Friday, 19 December 2014

I READ ZINES [#6]



Stacy Russo - 'Poems a Librarian Wrote on Her Lunch Break'

This is a collection of poems all written in September 2013 and, as the title suggests, all written in Stacy's lunch breaks (albeit with a few minor exceptions). This is a really, really great collection. Russo is a fantastic poet and just to my taste; No flowery, pretentious bullshit, just concise, thoughtful observations about day to day life. Pick of the bunch, for me, was a love poem to Henry Rollins. I know how you feel Stacy, I have a soft spot for the man myself. I will definitely be purchasing more of Stacy's poetry zines in the very near future, and I would advise that you do the same.

 
Magnetic Poetry Zine - 'drunk poetry, lingering magic'

This zine is a compilation of poems created using fridge magnets. I really love this concept. A friend of mine once had alphabet fridge magnets and everyone would mess around with them, writing swear words more often than not, but I wish it had all been documented like this. My only issue with the zine itself is that the presentation is a little lacklustre. A little more gusto in the design would have elevated this zine from good to great.




Hand Job #6

I may be a little biased towards this zine for a couple of reasons. Firstly I have a short story called 'Him upstairs' published in it, and secondly, editor Jim Gibson is a mate. However, all bias aside, this zine is seriously fucking great. A celebration of British writing and culture with the old school photocopied, cut and paste aesthetic of 70s/80s fanzines. A new feature in this issue is a review section, with the inaugural review by writer/poet Gwil James Thomas of Joseph Ridgwell's short story 'Cuba (In Search of Hemingway)' which was published by Pug Ear Press.

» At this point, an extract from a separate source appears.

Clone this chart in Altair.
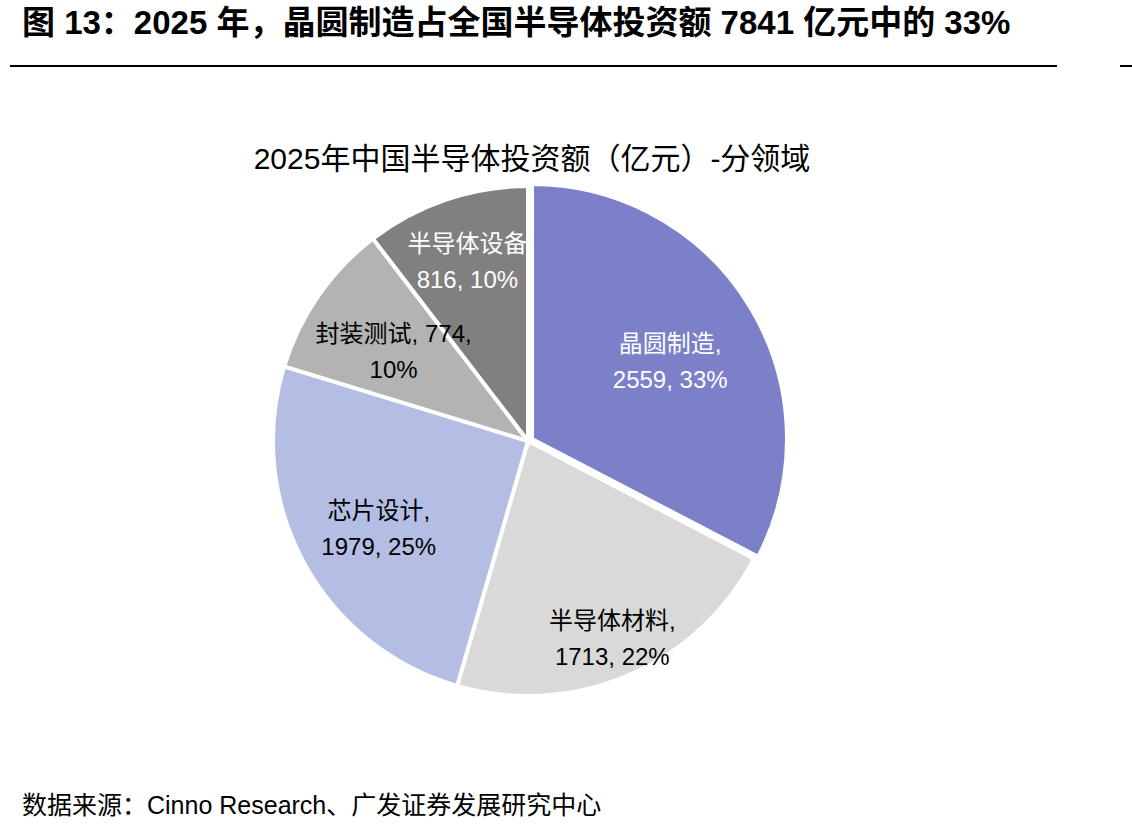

 Gut Feelings #6 - 'The Organised Crime Issue'

Gut Feelings describes itself as 'a zine about food and everything else' and as the title suggests, the theme of this issue is organised crime - It combines tales of famous gangsters and criminals with recipes and food related trivia. Straight off the bat the print quality is noticeably better than previous issues and is even glued together rather than stapled.  In amongst the usual beautiful hand written type and quirky illustrations, my favourite piece is a touching story about a woman, her deceased partner and their love of The Sopranos.


Alice Ash - 'Home Alone, a Christmas special'

This mini zine from Brighton-based author Alice Ash contains a short story of her alternative, and decidedly more grim, take on Macauley Culkin Christmas classic 'Home Alone'. It's kind of an 'alternative ending' to the movie; a fucked up, non-family friendly alternative. I really enjoy Alice's writing, as well as her dark sense of humour, and I am looking forward to reading more of work.